[lit-ideas] Re: Further to Economics Not

  • From: Donal McEvoy <donalmcevoyuk@xxxxxxxxxxx>
  • To: "lit-ideas@xxxxxxxxxxxxx" <lit-ideas@xxxxxxxxxxxxx>
  • Date: Thu, 29 Sep 2011 18:06:42 +0100 (BST)





________________________________
From: John Wager <jwager@xxxxxxxxxx>
To: lit-ideas@xxxxxxxxxxxxx
Sent: Thursday, 29 September 2011, 17:22
Subject: [lit-ideas] Re: Further  to Economics Not


Andy wrote: 
An example popped into my head about how mythical the economic system is, the 
very fact that corporations are treated as people under the law.  A corporation 
is a person, isn't that unbelievable?  They have all the protections, none of 
the liabilities.  
They don't have all of the protections of a real person. 
__________

To which might be added (perhaps obviously): neither is it the case that they 
have none of the liabilities of an individual person [e.g. such as to discharge 
debts, perform their contractual obligations, not act negligently].

The overall rights and wrongs of 'corporate law' is somewhat more than an email 
topic, but whatever the failings of the current law would not necessarily argue 
for restricting legal 'personhood' to human individuals - in fact, the 
consequences of such a restriction would likely be dire and unacceptable. To 
argue for such a restriction because it would bring the law into line with 
"gravity", or otherwise rid the law of some sense of artificiality, seems naive 
and misplaced. Not even the legal concept of the 'personhood' of indivdual 
persons can be derived from natural facts or freed from some artificiality.

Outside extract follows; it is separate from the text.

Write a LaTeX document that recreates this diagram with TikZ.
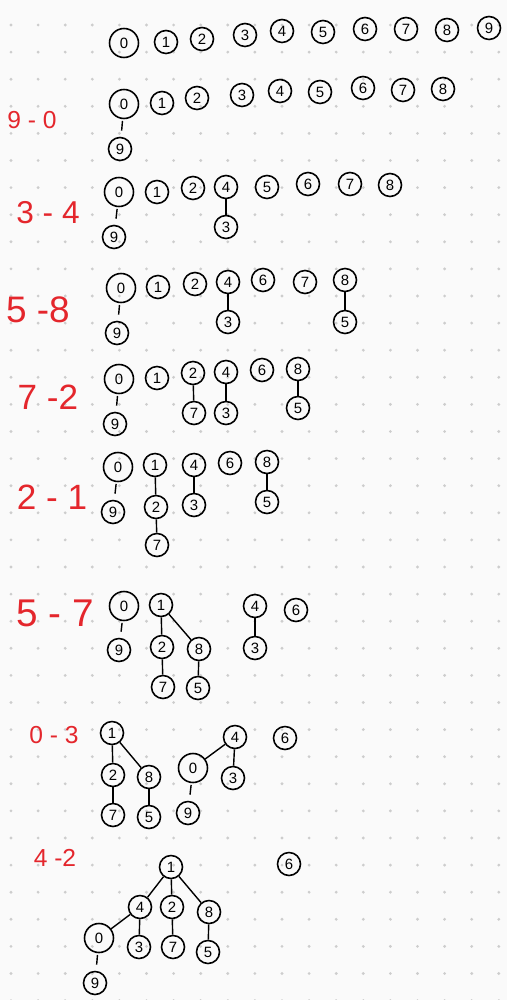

The legal notions of 'possession' and of 'ownership' also go well beyond the 
kind of
 intuitive or primary notions we might have of these: property may be 
'ownerless' in the several senses [for example, where the beneficial 
entitlement to it is held in abeyance until decided upon some condition or 
event which can only be ascertained in the future], yet that may not mean it is 
'ownerless' in every sense [for example, the sense of being abandoned and there 
for the taking]. 

Generalised attacks based on pointing to some imperfection here or there rarely 
amounts to a properly considerered criticism which should be addressed to the 
specifics of an area of law when understood against its place within some 
overall system.

An attack on the anomalies and injustices of 'corporate law' might be best 
freed from thinking the solution is simply restricting the concept of legal 
personhood so as to exclude 'corporations'. On the same basis we might get rid 
of all our legal problems by getting rid of all our law: but other problems 
would be
 created in their place and this is a Pyrrhic approach to reform or 
problem-solving.

Nor does it help advance discussion to make plainly false allegations like 
"They have all of...and none of...", that are wrong on both counts.